Today I love the calm of those who respond rather than react to things that seem irrational. I love that I can consciously do that if I’m present and aware. I love that typing in long diatribes of vitriolic acid often takes enough time for me to realize that I’m reacting instead of responding. I love that often the best response is to ignore some things and that once I realize that I feel like I’ve accomplished something important and can move on in peace. I love that when I do react without thinking, at least my grammar and spelling usually aren’t additional embarrassments to me. 😉 I love that I have seen people consider other sides to situations when confronted with responses, but I’ve never seen anything like that occur when they are confronted with reactions. I love memes that are inherently flawed, especially if the creator of those memes knows the flaw is there and it was done intentionally. I love all humor but I love subtle humor best. I love things that I find funny that make me laugh out loud and I really love when others don’t see the humor that I see but they laugh at the joy of me laughing. I love when someone finds it funny that I find something funny.

Today I love suddenly remembering that there was a time when I thought the greatest thing in the world to own would be a dune buggy.
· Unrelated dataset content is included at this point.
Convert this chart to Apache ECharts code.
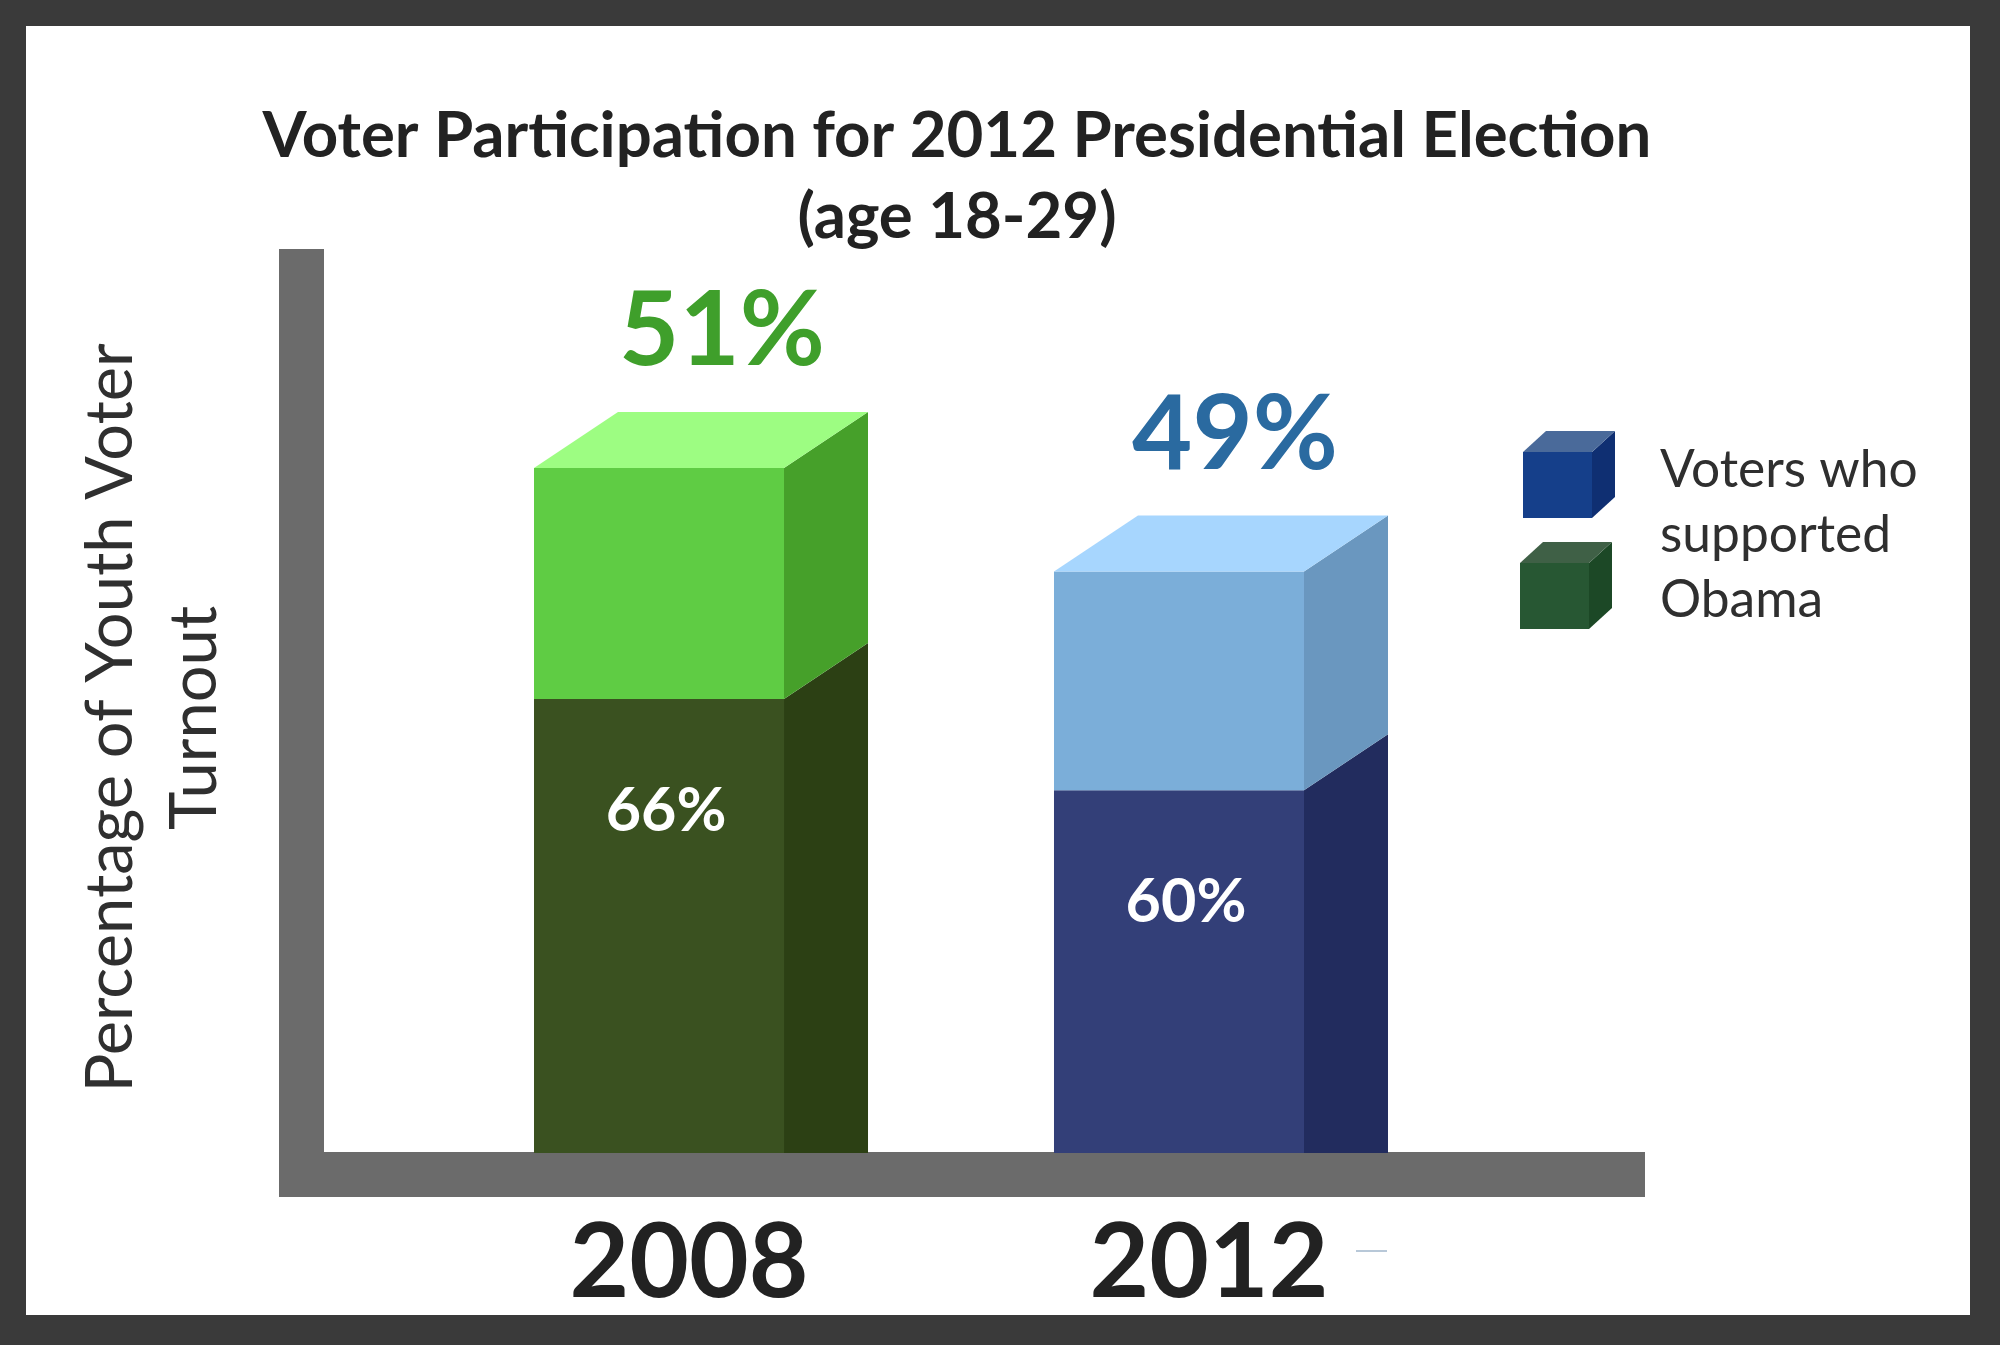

I love that I lived through the sixties as a child. I love that in this last week I’ve been bombarded with images from my minds memory bank of me walking to and from the ice rink as a youngster, reminded of the beauty of bright and brilliant blue skies and the smells of snow melting and the earth waking up. I love when I’m out walking and the sun suddenly touches me and warms me and says quietly, “Look, I am getting stronger, I will bring back summer, you will love me.” and I tell the sun, “I already do.”

Today I love how it seems like this is the first day back to work in a long time. I love that there is a lot of things to do today. I love that I kept the laundry going a little at a time all weekend long and am not “loads” behind. I love that I almost always think that I’m only reading one or two books at a time but I actually can see from here that I am reading at least four, and two of them are ones I started long ago and have not been able to get excited about but can’t just stop reading because, what if something happens?

Today I love drinking coffee while I backspace over vicious words of retribution that will not help anyone or anything.